Além dos ganhos ambientais, o asfalto com plástico oferece vantagens logísticas: menos manutenção significa menor interrupção no tráfego, reduzindo custos operacionais no transporte de cargas e passageiros. Para cooperativas como a Recicla Mais Brasil, a tecnologia representa não apenas uma nova oportunidade de mercado, mas também um elo estratégico entre reciclagem e infraestrutura sustentável.
"Ver o material que a gente coleta virar estrada é a prova de que lixo não existe, o que existe é recurso mal aproveitado", resume Núbia Rodrigues.

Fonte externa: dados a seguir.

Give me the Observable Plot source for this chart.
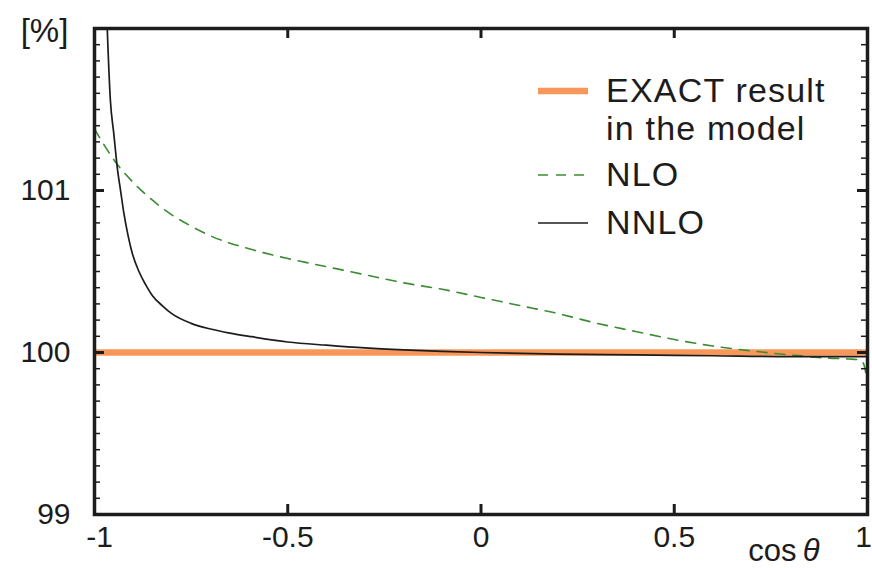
<!DOCTYPE html>
<html>
<head>
<meta charset="utf-8">
<script src="https://cdn.jsdelivr.net/npm/d3@7"></script>
<script src="https://cdn.jsdelivr.net/npm/@observablehq/plot@0.6"></script>
<style>
  body { margin: 0; background: #fff; }
  #chart svg { display: block; }
</style>
</head>
<body>
<div id="chart"></div>
<script>
// Ratio to the exact result, in percent, as a function of cos(theta)
const exactValue = 100;

const nloCos = [-1, -0.98, -0.95, -0.9, -0.85, -0.8, -0.75, -0.7, -0.6, -0.5, -0.4, -0.3, -0.2, -0.1,
                0, 0.1, 0.2, 0.3, 0.4, 0.5, 0.6, 0.7, 0.8, 0.9, 0.95, 0.98, 0.99, 0.995, 1];
const nloPct = [101.38, 101.30, 101.19, 101.05, 100.94, 100.85, 100.78, 100.72, 100.64, 100.58, 100.53, 100.48, 100.43, 100.39,
                100.34, 100.29, 100.24, 100.18, 100.13, 100.08, 100.04, 100.01, 99.985, 99.965, 99.96, 99.955, 99.93, 99.88, 99.78];

const nnloCos = [-0.985, -0.975, -0.967, -0.959, -0.95, -0.941, -0.932, -0.924, -0.913, -0.902, -0.885, -0.868, -0.85, -0.825,
                 -0.8, -0.75, -0.7, -0.65, -0.6, -0.5, -0.4, -0.3, -0.2, -0.1, 0, 0.2, 0.4, 0.6, 0.8, 0.9, 1];
const nnloPct = [103.6, 102.6, 102.0, 101.56, 101.35, 101.14, 100.99, 100.86, 100.72, 100.61, 100.50, 100.42, 100.35, 100.29,
                 100.24, 100.18, 100.145, 100.12, 100.10, 100.065, 100.045, 100.028, 100.016, 100.007, 100.0,
                 99.99, 99.985, 99.98, 99.975, 99.975, 99.975];

const xTickValues = [-1, -0.5, 0, 0.5, 1];
const xInnerTicks = [-0.5, 0, 0.5];
const yTickValues = [99, 100, 101];
const yMajorTicks = [99, 100, 101, 102];
const yMinorTicks = d3.range(0, 31).map(i => 99 + i / 10);

const legendItems = [
  {lines: ["EXACT result", "in the model"], kind: "exact"},
  {lines: ["NLO"], kind: "nlo"},
  {lines: ["NNLO"], kind: "nnlo"}
];

const orange = "#f8975a";
const green = "#3b8c32";
const ink = "#1c1c1c";
const font = "Liberation Sans";

const nlo = nloCos.map((c, i) => ({c, v: nloPct[i]}));
const nnlo = nnloCos.map((c, i) => ({c, v: nnloPct[i]}));

const W = 872, H = 568;
const mL = 94, mR = 5, mT = 28, mB = 54;
const pw = W - mL - mR, ph = H - mT - mB;

// the end labels sit slightly inside the frame corners
const labelShift = d => (d === -1 ? 5 : d === 1 ? -4 : 0);

const chart = Plot.plot({
  width: W, height: H,
  marginLeft: mL, marginRight: mR, marginTop: mT, marginBottom: mB,
  x: {domain: [-1, 1], label: null},
  y: {domain: [99, 102], label: null},
  style: {fontFamily: font, fontSize: "30px", color: ink, background: "#fff", overflow: "visible"},
  marks: [
    Plot.ruleY([exactValue], {stroke: orange, strokeWidth: 6.5}),
    Plot.line(nlo, {x: "c", y: "v", stroke: green, strokeWidth: 1.6, strokeDasharray: "10,8", curve: "monotone-x", clip: true}),
    Plot.line(nnlo, {x: "c", y: "v", stroke: ink, strokeWidth: 1.7, curve: "monotone-x", clip: true}),
    // inward ticks on all four sides
    Plot.ruleY(yMinorTicks, {stroke: ink, strokeWidth: 1.5, insetRight: pw - 6}),
    Plot.ruleY(yMinorTicks, {stroke: ink, strokeWidth: 1.5, insetLeft: pw - 6}),
    Plot.ruleY(yMajorTicks, {stroke: ink, strokeWidth: 3, insetRight: pw - 10}),
    Plot.ruleY(yMajorTicks, {stroke: ink, strokeWidth: 3, insetLeft: pw - 10}),
    Plot.ruleX(xInnerTicks, {stroke: ink, strokeWidth: 3, insetTop: ph - 10}),
    Plot.ruleX(xInnerTicks, {stroke: ink, strokeWidth: 3, insetBottom: ph - 10}),
    Plot.frame({stroke: ink, strokeWidth: 3.5}),
    ...xTickValues.map(v => Plot.axisX([v], {tickSize: 0, tickPadding: 11, tickFormat: d => String(d),
                                               label: null, dx: labelShift(v)})),
    Plot.axisY(yTickValues, {tickSize: 0, tickPadding: 24, tickFormat: d => String(d), label: null}),
    Plot.text(["[%]"], {frameAnchor: "top-left", dx: -50, dy: 3, text: d => d, fontSize: 33,
                        lineAnchor: "middle", textAnchor: "middle"})
  ]
});

document.getElementById("chart").appendChild(chart);

// axis title with italic theta
const svg = d3.select(chart);
const xTitle = svg.append("text")
  .attr("x", 784).attr("y", 561)
  .attr("text-anchor", "middle")
  .attr("font-family", font).attr("font-size", 31).attr("fill", ink);
xTitle.append("tspan").text("cos\u2009");
xTitle.append("tspan").attr("font-style", "italic").text("\u03b8");

// legend inside the frame, upper right
const legend = svg.append("g")
  .attr("font-family", font).attr("font-size", 34).attr("fill", ink)
  .attr("text-anchor", "start").attr("letter-spacing", 1.2);
const rowY = {exact: 91, nlo: 175, nnlo: 223};
legendItems.forEach(item => {
  const y = rowY[item.kind];
  const line = legend.append("line")
    .attr("x1", 538).attr("x2", 588).attr("y1", y).attr("y2", y);
  if (item.kind === "exact") line.attr("stroke", orange).attr("stroke-width", 6.5);
  if (item.kind === "nlo") line.attr("stroke", green).attr("stroke-width", 1.6).attr("stroke-dasharray", "10,8");
  if (item.kind === "nnlo") line.attr("stroke", ink).attr("stroke-width", 1.6);
  item.lines.forEach((t, i) => {
    legend.append("text")
      .attr("x", 606).attr("y", y + 11 + i * 38)
      .text(t);
  });
});
</script>
</body>
</html>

Reutilização de plástico em rodovias
O descarte de plástico é um dos grandes desafios ambientais do século 21, e a busca por soluções mais sustentáveis para sua destinação final vem ganhando espaço também na infraestrutura viária. No Brasil, a aplicação desse resíduo reciclado na composição do asfalto já começou a ser testada, mas ainda enfrenta barreiras técnicas, econômicas e regulatórias.
De acordo com André Pereira de Morais Garcia, advogado especializado em Ambiental e ESG, o contexto global ainda é preocupante. “No mundo, a taxa média de reciclagem do plástico é de apenas 9%. A Europa é a única região que vem reduzindo a geração de plástico, enquanto o Brasil já está entre os quatro maiores consumidores do planeta”, afirma. No país, dados da Associação Brasileira da Indústria do Plástico (Abiplast) mostram que somente 4% dos resíduos sólidos urbanos são reciclados — e, desse total, cerca de 25%correspondem a plásticos.
Garcia ressalta que o uso de polímeros como PET, HDPE e LDPE em pavimentos, prática consolidada na Espanha e em outros países europeus, traz ganhos ambientais e técnicos. “Esse tipo de asfalto tem maior durabilidade, reduz emissões associadas à manutenção e ainda diminui o ruído do atrito dos pneus. Além disso, contribui para a logística reversa e reduz o risco de que resíduos plásticos acabem nos oceanos, gerando microplásticos que prejudicam a fauna marinha e, indiretamente, a saúde humana”, explica.
Ele lembra que o Brasil já possui metas de reciclagem definidas por decreto, como 12% na região Sudeste até 2024 e uma meta nacional que varia entre 30%e 40%. “A destinação do plástico para rodovias pode impulsionar cooperativas e empresas de reciclagem, estimulando a economia circular prevista no Plano Nacional de Resíduos Sólidos”, diz.
Paulo Artaxo, professor da USP e membro do Painel Intergovernamental sobre Mudanças Climáticas (IPCC),concorda que a reutilização de plásticos em pavimentação é positiva, mas destaca o atraso brasileiro. “Obviamente, todas as possibilidades de reciclagem são muito bem-vindas.
Segundo Artaxo, a análise de viabilidade deve ir além do custo financeiro. “Há o custo ambiental e o custo social, que acabam sendo pagos por toda a sociedade.